■ Short problem ■
Below is a listing; write it out exactly and drop any images from it.

■ Data section ■
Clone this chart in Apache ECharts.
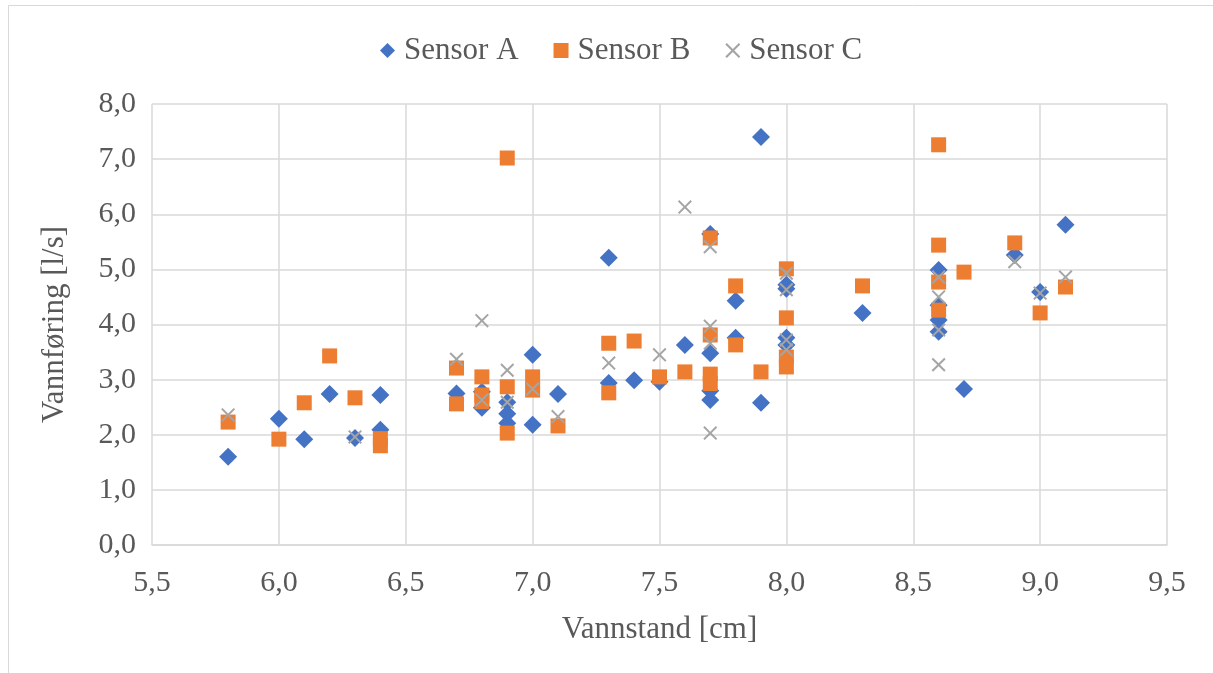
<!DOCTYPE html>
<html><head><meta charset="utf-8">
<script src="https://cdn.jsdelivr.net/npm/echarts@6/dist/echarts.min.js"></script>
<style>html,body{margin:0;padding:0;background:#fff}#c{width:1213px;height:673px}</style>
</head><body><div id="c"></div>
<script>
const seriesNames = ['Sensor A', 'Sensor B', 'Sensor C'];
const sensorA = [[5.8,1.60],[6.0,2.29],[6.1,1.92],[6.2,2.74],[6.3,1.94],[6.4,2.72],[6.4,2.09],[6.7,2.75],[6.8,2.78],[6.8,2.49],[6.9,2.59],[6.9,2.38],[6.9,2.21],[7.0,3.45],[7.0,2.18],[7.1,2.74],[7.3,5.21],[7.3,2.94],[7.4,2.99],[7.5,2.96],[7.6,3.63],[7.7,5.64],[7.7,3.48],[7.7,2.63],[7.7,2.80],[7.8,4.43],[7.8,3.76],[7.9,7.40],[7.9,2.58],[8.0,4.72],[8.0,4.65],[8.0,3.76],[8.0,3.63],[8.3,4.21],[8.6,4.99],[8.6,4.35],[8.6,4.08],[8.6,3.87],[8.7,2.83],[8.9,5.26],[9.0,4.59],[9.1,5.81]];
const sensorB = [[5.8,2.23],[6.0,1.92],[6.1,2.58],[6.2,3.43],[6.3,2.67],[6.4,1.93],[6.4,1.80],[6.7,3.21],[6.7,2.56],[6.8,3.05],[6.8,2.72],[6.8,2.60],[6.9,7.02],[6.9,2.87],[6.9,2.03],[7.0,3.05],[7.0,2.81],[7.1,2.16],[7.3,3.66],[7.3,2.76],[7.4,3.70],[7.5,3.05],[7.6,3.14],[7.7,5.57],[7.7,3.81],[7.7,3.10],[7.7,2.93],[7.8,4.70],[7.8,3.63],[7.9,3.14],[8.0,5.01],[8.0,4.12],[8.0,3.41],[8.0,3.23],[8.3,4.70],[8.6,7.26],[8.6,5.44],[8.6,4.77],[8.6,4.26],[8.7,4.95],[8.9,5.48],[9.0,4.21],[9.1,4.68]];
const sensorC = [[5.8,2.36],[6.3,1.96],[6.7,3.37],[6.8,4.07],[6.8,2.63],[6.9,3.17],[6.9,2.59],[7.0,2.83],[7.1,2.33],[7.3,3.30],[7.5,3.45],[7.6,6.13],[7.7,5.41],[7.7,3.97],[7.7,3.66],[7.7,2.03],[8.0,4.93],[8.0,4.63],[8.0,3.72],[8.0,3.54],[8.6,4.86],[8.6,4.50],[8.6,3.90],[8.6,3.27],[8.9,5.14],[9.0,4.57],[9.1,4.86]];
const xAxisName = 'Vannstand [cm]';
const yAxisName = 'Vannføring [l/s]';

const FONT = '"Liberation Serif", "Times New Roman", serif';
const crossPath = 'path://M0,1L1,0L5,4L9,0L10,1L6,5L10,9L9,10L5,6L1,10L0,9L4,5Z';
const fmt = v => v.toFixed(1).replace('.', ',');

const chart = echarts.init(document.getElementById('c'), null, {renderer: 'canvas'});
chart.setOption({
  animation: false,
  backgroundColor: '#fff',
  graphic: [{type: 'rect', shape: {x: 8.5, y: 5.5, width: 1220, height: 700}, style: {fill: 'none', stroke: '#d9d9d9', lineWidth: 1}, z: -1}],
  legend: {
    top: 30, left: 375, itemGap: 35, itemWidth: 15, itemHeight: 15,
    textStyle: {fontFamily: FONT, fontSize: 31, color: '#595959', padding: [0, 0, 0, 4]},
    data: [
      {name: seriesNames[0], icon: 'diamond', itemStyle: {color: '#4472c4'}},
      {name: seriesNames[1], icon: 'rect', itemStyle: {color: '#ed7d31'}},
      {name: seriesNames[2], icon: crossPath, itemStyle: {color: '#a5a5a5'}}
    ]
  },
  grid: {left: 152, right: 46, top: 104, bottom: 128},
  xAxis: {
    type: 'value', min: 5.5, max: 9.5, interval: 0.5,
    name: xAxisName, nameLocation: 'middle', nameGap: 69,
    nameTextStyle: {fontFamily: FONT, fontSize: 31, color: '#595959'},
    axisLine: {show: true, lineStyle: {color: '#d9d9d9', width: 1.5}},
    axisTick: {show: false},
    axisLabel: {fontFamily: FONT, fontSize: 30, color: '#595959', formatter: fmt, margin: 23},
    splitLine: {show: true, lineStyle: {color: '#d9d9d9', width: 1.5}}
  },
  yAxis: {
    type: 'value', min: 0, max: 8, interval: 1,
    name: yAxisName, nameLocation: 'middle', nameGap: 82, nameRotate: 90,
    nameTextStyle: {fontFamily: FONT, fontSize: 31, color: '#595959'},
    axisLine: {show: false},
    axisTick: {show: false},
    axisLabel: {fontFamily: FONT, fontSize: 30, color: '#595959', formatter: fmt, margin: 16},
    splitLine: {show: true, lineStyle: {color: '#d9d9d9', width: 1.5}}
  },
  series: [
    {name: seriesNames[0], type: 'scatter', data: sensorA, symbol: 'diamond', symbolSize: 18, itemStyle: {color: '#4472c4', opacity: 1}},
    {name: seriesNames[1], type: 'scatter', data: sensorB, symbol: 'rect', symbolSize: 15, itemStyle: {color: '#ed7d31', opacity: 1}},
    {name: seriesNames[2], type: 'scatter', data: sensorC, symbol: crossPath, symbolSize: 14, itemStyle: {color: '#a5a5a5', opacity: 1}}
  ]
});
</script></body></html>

■ Result of the task ■
Clone this chart in Apache ECharts.
<!DOCTYPE html>
<html><head><meta charset="utf-8">
<script src="https://cdn.jsdelivr.net/npm/echarts@6/dist/echarts.min.js"></script>
<style>html,body{margin:0;padding:0;background:#fff}#c{width:1213px;height:673px}</style>
</head><body><div id="c"></div>
<script>
const seriesNames = ['Sensor A', 'Sensor B', 'Sensor C'];
const sensorA = [[5.8,1.60],[6.0,2.29],[6.1,1.92],[6.2,2.74],[6.3,1.94],[6.4,2.72],[6.4,2.09],[6.7,2.75],[6.8,2.78],[6.8,2.49],[6.9,2.59],[6.9,2.38],[6.9,2.21],[7.0,3.45],[7.0,2.18],[7.1,2.74],[7.3,5.21],[7.3,2.94],[7.4,2.99],[7.5,2.96],[7.6,3.63],[7.7,5.64],[7.7,3.48],[7.7,2.63],[7.7,2.80],[7.8,4.43],[7.8,3.76],[7.9,7.40],[7.9,2.58],[8.0,4.72],[8.0,4.65],[8.0,3.76],[8.0,3.63],[8.3,4.21],[8.6,4.99],[8.6,4.35],[8.6,4.08],[8.6,3.87],[8.7,2.83],[8.9,5.26],[9.0,4.59],[9.1,5.81]];
const sensorB = [[5.8,2.23],[6.0,1.92],[6.1,2.58],[6.2,3.43],[6.3,2.67],[6.4,1.93],[6.4,1.80],[6.7,3.21],[6.7,2.56],[6.8,3.05],[6.8,2.72],[6.8,2.60],[6.9,7.02],[6.9,2.87],[6.9,2.03],[7.0,3.05],[7.0,2.81],[7.1,2.16],[7.3,3.66],[7.3,2.76],[7.4,3.70],[7.5,3.05],[7.6,3.14],[7.7,5.57],[7.7,3.81],[7.7,3.10],[7.7,2.93],[7.8,4.70],[7.8,3.63],[7.9,3.14],[8.0,5.01],[8.0,4.12],[8.0,3.41],[8.0,3.23],[8.3,4.70],[8.6,7.26],[8.6,5.44],[8.6,4.77],[8.6,4.26],[8.7,4.95],[8.9,5.48],[9.0,4.21],[9.1,4.68]];
const sensorC = [[5.8,2.36],[6.3,1.96],[6.7,3.37],[6.8,4.07],[6.8,2.63],[6.9,3.17],[6.9,2.59],[7.0,2.83],[7.1,2.33],[7.3,3.30],[7.5,3.45],[7.6,6.13],[7.7,5.41],[7.7,3.97],[7.7,3.66],[7.7,2.03],[8.0,4.93],[8.0,4.63],[8.0,3.72],[8.0,3.54],[8.6,4.86],[8.6,4.50],[8.6,3.90],[8.6,3.27],[8.9,5.14],[9.0,4.57],[9.1,4.86]];
const xAxisName = 'Vannstand [cm]';
const yAxisName = 'Vannføring [l/s]';

const FONT = '"Liberation Serif", "Times New Roman", serif';
const crossPath = 'path://M0,1L1,0L5,4L9,0L10,1L6,5L10,9L9,10L5,6L1,10L0,9L4,5Z';
const fmt = v => v.toFixed(1).replace('.', ',');

const chart = echarts.init(document.getElementById('c'), null, {renderer: 'canvas'});
chart.setOption({
  animation: false,
  backgroundColor: '#fff',
  graphic: [{type: 'rect', shape: {x: 8.5, y: 5.5, width: 1220, height: 700}, style: {fill: 'none', stroke: '#d9d9d9', lineWidth: 1}, z: -1}],
  legend: {
    top: 30, left: 375, itemGap: 35, itemWidth: 15, itemHeight: 15,
    textStyle: {fontFamily: FONT, fontSize: 31, color: '#595959', padding: [0, 0, 0, 4]},
    data: [
      {name: seriesNames[0], icon: 'diamond', itemStyle: {color: '#4472c4'}},
      {name: seriesNames[1], icon: 'rect', itemStyle: {color: '#ed7d31'}},
      {name: seriesNames[2], icon: crossPath, itemStyle: {color: '#a5a5a5'}}
    ]
  },
  grid: {left: 152, right: 46, top: 104, bottom: 128},
  xAxis: {
    type: 'value', min: 5.5, max: 9.5, interval: 0.5,
    name: xAxisName, nameLocation: 'middle', nameGap: 69,
    nameTextStyle: {fontFamily: FONT, fontSize: 31, color: '#595959'},
    axisLine: {show: true, lineStyle: {color: '#d9d9d9', width: 1.5}},
    axisTick: {show: false},
    axisLabel: {fontFamily: FONT, fontSize: 30, color: '#595959', formatter: fmt, margin: 23},
    splitLine: {show: true, lineStyle: {color: '#d9d9d9', width: 1.5}}
  },
  yAxis: {
    type: 'value', min: 0, max: 8, interval: 1,
    name: yAxisName, nameLocation: 'middle', nameGap: 82, nameRotate: 90,
    nameTextStyle: {fontFamily: FONT, fontSize: 31, color: '#595959'},
    axisLine: {show: false},
    axisTick: {show: false},
    axisLabel: {fontFamily: FONT, fontSize: 30, color: '#595959', formatter: fmt, margin: 16},
    splitLine: {show: true, lineStyle: {color: '#d9d9d9', width: 1.5}}
  },
  series: [
    {name: seriesNames[0], type: 'scatter', data: sensorA, symbol: 'diamond', symbolSize: 18, itemStyle: {color: '#4472c4', opacity: 1}},
    {name: seriesNames[1], type: 'scatter', data: sensorB, symbol: 'rect', symbolSize: 15, itemStyle: {color: '#ed7d31', opacity: 1}},
    {name: seriesNames[2], type: 'scatter', data: sensorC, symbol: crossPath, symbolSize: 14, itemStyle: {color: '#a5a5a5', opacity: 1}}
  ]
});
</script></body></html>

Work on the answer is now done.